- **EXERCISE DIRECTIONS**: Restate all of the data exactly.
:: SUPPLIED MATERIAL ::
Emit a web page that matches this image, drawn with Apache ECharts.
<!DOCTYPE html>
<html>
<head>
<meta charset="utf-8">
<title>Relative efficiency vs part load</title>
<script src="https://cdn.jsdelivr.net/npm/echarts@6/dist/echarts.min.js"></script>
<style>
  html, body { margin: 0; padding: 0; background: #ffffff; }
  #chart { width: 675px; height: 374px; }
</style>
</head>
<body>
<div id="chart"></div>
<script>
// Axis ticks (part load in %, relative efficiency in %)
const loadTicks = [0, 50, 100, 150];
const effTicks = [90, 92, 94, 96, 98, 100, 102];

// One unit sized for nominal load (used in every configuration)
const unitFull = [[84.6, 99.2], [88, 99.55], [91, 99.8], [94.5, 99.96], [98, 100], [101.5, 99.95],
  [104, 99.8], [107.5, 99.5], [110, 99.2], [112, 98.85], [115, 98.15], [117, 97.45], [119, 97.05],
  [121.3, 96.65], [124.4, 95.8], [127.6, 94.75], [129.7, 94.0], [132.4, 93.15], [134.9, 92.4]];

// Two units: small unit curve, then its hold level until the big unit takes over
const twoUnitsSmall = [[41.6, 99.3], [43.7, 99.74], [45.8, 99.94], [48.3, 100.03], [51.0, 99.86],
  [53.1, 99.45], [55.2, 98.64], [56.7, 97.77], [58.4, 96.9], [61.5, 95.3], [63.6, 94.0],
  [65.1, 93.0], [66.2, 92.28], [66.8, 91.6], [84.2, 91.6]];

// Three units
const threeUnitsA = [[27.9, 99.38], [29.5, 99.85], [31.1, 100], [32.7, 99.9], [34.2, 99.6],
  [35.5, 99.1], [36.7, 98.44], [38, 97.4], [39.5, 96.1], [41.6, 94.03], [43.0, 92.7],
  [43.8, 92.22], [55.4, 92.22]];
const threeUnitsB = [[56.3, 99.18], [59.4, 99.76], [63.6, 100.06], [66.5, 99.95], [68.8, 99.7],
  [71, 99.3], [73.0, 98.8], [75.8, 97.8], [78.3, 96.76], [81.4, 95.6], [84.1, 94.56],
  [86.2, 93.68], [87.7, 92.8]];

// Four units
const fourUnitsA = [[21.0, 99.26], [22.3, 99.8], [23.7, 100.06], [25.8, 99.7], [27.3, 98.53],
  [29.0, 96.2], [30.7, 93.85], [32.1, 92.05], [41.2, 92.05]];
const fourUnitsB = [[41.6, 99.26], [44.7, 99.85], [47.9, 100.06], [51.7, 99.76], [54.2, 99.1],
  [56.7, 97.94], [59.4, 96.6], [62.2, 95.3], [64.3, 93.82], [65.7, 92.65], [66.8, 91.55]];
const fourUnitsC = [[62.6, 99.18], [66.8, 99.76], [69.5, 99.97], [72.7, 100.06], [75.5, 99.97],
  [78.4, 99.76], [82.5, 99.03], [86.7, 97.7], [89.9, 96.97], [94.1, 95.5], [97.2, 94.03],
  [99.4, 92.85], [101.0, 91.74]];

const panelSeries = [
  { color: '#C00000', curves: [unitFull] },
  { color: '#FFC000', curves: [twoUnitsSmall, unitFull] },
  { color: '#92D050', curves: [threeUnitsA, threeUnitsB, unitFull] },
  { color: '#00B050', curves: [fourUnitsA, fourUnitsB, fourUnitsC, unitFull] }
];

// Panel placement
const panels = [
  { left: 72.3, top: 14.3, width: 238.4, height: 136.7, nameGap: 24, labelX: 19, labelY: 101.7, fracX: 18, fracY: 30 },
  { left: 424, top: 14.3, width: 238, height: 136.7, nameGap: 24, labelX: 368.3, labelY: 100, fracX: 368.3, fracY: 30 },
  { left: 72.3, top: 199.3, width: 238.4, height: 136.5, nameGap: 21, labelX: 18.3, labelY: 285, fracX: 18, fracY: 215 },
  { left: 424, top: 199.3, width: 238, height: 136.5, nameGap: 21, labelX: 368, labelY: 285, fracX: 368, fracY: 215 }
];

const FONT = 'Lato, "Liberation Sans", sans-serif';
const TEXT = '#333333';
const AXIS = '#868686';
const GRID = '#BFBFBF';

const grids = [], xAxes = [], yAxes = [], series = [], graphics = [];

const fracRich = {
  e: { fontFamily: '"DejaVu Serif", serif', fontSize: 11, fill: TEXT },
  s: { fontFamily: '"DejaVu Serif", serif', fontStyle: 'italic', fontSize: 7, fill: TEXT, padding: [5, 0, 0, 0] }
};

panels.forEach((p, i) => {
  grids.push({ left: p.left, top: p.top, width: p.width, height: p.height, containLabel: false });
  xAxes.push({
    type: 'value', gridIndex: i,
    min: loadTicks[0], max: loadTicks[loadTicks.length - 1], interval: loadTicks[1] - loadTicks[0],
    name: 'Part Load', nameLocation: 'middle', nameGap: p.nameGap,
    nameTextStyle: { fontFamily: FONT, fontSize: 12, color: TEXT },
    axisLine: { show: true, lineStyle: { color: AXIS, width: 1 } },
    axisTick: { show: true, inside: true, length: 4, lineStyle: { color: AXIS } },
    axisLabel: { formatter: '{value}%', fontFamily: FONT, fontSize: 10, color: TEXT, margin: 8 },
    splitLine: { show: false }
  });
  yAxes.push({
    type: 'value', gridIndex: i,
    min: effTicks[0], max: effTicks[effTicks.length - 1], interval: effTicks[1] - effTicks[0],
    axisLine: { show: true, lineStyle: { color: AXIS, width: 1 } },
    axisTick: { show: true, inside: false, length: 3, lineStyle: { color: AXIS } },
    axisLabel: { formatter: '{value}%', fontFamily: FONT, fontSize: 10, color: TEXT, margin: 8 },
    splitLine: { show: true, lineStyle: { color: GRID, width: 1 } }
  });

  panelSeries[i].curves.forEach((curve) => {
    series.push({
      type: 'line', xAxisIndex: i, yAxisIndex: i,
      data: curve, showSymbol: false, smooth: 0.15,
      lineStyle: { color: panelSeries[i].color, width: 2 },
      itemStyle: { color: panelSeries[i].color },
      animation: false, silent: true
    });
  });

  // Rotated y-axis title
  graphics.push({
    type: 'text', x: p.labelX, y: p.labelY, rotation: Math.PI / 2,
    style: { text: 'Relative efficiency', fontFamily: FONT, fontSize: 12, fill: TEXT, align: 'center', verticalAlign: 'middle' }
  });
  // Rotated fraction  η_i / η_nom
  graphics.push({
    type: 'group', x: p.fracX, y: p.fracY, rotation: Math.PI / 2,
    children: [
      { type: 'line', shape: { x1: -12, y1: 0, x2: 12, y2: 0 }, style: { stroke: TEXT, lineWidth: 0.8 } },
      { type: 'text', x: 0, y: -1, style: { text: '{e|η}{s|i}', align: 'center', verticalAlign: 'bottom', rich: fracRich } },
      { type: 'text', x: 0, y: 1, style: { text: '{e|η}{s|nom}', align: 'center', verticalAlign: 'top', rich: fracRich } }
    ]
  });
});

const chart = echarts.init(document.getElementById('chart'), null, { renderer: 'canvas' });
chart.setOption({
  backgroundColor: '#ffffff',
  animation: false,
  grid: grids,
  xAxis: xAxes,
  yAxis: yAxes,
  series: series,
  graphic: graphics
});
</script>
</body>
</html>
:::
- **TASK RESULT**:
Emit a web page that matches this image, drawn with Apache ECharts.
<!DOCTYPE html>
<html>
<head>
<meta charset="utf-8">
<title>Relative efficiency vs part load</title>
<script src="https://cdn.jsdelivr.net/npm/echarts@6/dist/echarts.min.js"></script>
<style>
  html, body { margin: 0; padding: 0; background: #ffffff; }
  #chart { width: 675px; height: 374px; }
</style>
</head>
<body>
<div id="chart"></div>
<script>
// Axis ticks (part load in %, relative efficiency in %)
const loadTicks = [0, 50, 100, 150];
const effTicks = [90, 92, 94, 96, 98, 100, 102];

// One unit sized for nominal load (used in every configuration)
const unitFull = [[84.6, 99.2], [88, 99.55], [91, 99.8], [94.5, 99.96], [98, 100], [101.5, 99.95],
  [104, 99.8], [107.5, 99.5], [110, 99.2], [112, 98.85], [115, 98.15], [117, 97.45], [119, 97.05],
  [121.3, 96.65], [124.4, 95.8], [127.6, 94.75], [129.7, 94.0], [132.4, 93.15], [134.9, 92.4]];

// Two units: small unit curve, then its hold level until the big unit takes over
const twoUnitsSmall = [[41.6, 99.3], [43.7, 99.74], [45.8, 99.94], [48.3, 100.03], [51.0, 99.86],
  [53.1, 99.45], [55.2, 98.64], [56.7, 97.77], [58.4, 96.9], [61.5, 95.3], [63.6, 94.0],
  [65.1, 93.0], [66.2, 92.28], [66.8, 91.6], [84.2, 91.6]];

// Three units
const threeUnitsA = [[27.9, 99.38], [29.5, 99.85], [31.1, 100], [32.7, 99.9], [34.2, 99.6],
  [35.5, 99.1], [36.7, 98.44], [38, 97.4], [39.5, 96.1], [41.6, 94.03], [43.0, 92.7],
  [43.8, 92.22], [55.4, 92.22]];
const threeUnitsB = [[56.3, 99.18], [59.4, 99.76], [63.6, 100.06], [66.5, 99.95], [68.8, 99.7],
  [71, 99.3], [73.0, 98.8], [75.8, 97.8], [78.3, 96.76], [81.4, 95.6], [84.1, 94.56],
  [86.2, 93.68], [87.7, 92.8]];

// Four units
const fourUnitsA = [[21.0, 99.26], [22.3, 99.8], [23.7, 100.06], [25.8, 99.7], [27.3, 98.53],
  [29.0, 96.2], [30.7, 93.85], [32.1, 92.05], [41.2, 92.05]];
const fourUnitsB = [[41.6, 99.26], [44.7, 99.85], [47.9, 100.06], [51.7, 99.76], [54.2, 99.1],
  [56.7, 97.94], [59.4, 96.6], [62.2, 95.3], [64.3, 93.82], [65.7, 92.65], [66.8, 91.55]];
const fourUnitsC = [[62.6, 99.18], [66.8, 99.76], [69.5, 99.97], [72.7, 100.06], [75.5, 99.97],
  [78.4, 99.76], [82.5, 99.03], [86.7, 97.7], [89.9, 96.97], [94.1, 95.5], [97.2, 94.03],
  [99.4, 92.85], [101.0, 91.74]];

const panelSeries = [
  { color: '#C00000', curves: [unitFull] },
  { color: '#FFC000', curves: [twoUnitsSmall, unitFull] },
  { color: '#92D050', curves: [threeUnitsA, threeUnitsB, unitFull] },
  { color: '#00B050', curves: [fourUnitsA, fourUnitsB, fourUnitsC, unitFull] }
];

// Panel placement
const panels = [
  { left: 72.3, top: 14.3, width: 238.4, height: 136.7, nameGap: 24, labelX: 19, labelY: 101.7, fracX: 18, fracY: 30 },
  { left: 424, top: 14.3, width: 238, height: 136.7, nameGap: 24, labelX: 368.3, labelY: 100, fracX: 368.3, fracY: 30 },
  { left: 72.3, top: 199.3, width: 238.4, height: 136.5, nameGap: 21, labelX: 18.3, labelY: 285, fracX: 18, fracY: 215 },
  { left: 424, top: 199.3, width: 238, height: 136.5, nameGap: 21, labelX: 368, labelY: 285, fracX: 368, fracY: 215 }
];

const FONT = 'Lato, "Liberation Sans", sans-serif';
const TEXT = '#333333';
const AXIS = '#868686';
const GRID = '#BFBFBF';

const grids = [], xAxes = [], yAxes = [], series = [], graphics = [];

const fracRich = {
  e: { fontFamily: '"DejaVu Serif", serif', fontSize: 11, fill: TEXT },
  s: { fontFamily: '"DejaVu Serif", serif', fontStyle: 'italic', fontSize: 7, fill: TEXT, padding: [5, 0, 0, 0] }
};

panels.forEach((p, i) => {
  grids.push({ left: p.left, top: p.top, width: p.width, height: p.height, containLabel: false });
  xAxes.push({
    type: 'value', gridIndex: i,
    min: loadTicks[0], max: loadTicks[loadTicks.length - 1], interval: loadTicks[1] - loadTicks[0],
    name: 'Part Load', nameLocation: 'middle', nameGap: p.nameGap,
    nameTextStyle: { fontFamily: FONT, fontSize: 12, color: TEXT },
    axisLine: { show: true, lineStyle: { color: AXIS, width: 1 } },
    axisTick: { show: true, inside: true, length: 4, lineStyle: { color: AXIS } },
    axisLabel: { formatter: '{value}%', fontFamily: FONT, fontSize: 10, color: TEXT, margin: 8 },
    splitLine: { show: false }
  });
  yAxes.push({
    type: 'value', gridIndex: i,
    min: effTicks[0], max: effTicks[effTicks.length - 1], interval: effTicks[1] - effTicks[0],
    axisLine: { show: true, lineStyle: { color: AXIS, width: 1 } },
    axisTick: { show: true, inside: false, length: 3, lineStyle: { color: AXIS } },
    axisLabel: { formatter: '{value}%', fontFamily: FONT, fontSize: 10, color: TEXT, margin: 8 },
    splitLine: { show: true, lineStyle: { color: GRID, width: 1 } }
  });

  panelSeries[i].curves.forEach((curve) => {
    series.push({
      type: 'line', xAxisIndex: i, yAxisIndex: i,
      data: curve, showSymbol: false, smooth: 0.15,
      lineStyle: { color: panelSeries[i].color, width: 2 },
      itemStyle: { color: panelSeries[i].color },
      animation: false, silent: true
    });
  });

  // Rotated y-axis title
  graphics.push({
    type: 'text', x: p.labelX, y: p.labelY, rotation: Math.PI / 2,
    style: { text: 'Relative efficiency', fontFamily: FONT, fontSize: 12, fill: TEXT, align: 'center', verticalAlign: 'middle' }
  });
  // Rotated fraction  η_i / η_nom
  graphics.push({
    type: 'group', x: p.fracX, y: p.fracY, rotation: Math.PI / 2,
    children: [
      { type: 'line', shape: { x1: -12, y1: 0, x2: 12, y2: 0 }, style: { stroke: TEXT, lineWidth: 0.8 } },
      { type: 'text', x: 0, y: -1, style: { text: '{e|η}{s|i}', align: 'center', verticalAlign: 'bottom', rich: fracRich } },
      { type: 'text', x: 0, y: 1, style: { text: '{e|η}{s|nom}', align: 'center', verticalAlign: 'top', rich: fracRich } }
    ]
  });
});

const chart = echarts.init(document.getElementById('chart'), null, { renderer: 'canvas' });
chart.setOption({
  backgroundColor: '#ffffff',
  animation: false,
  grid: grids,
  xAxis: xAxes,
  yAxis: yAxes,
  series: series,
  graphic: graphics
});
</script>
</body>
</html>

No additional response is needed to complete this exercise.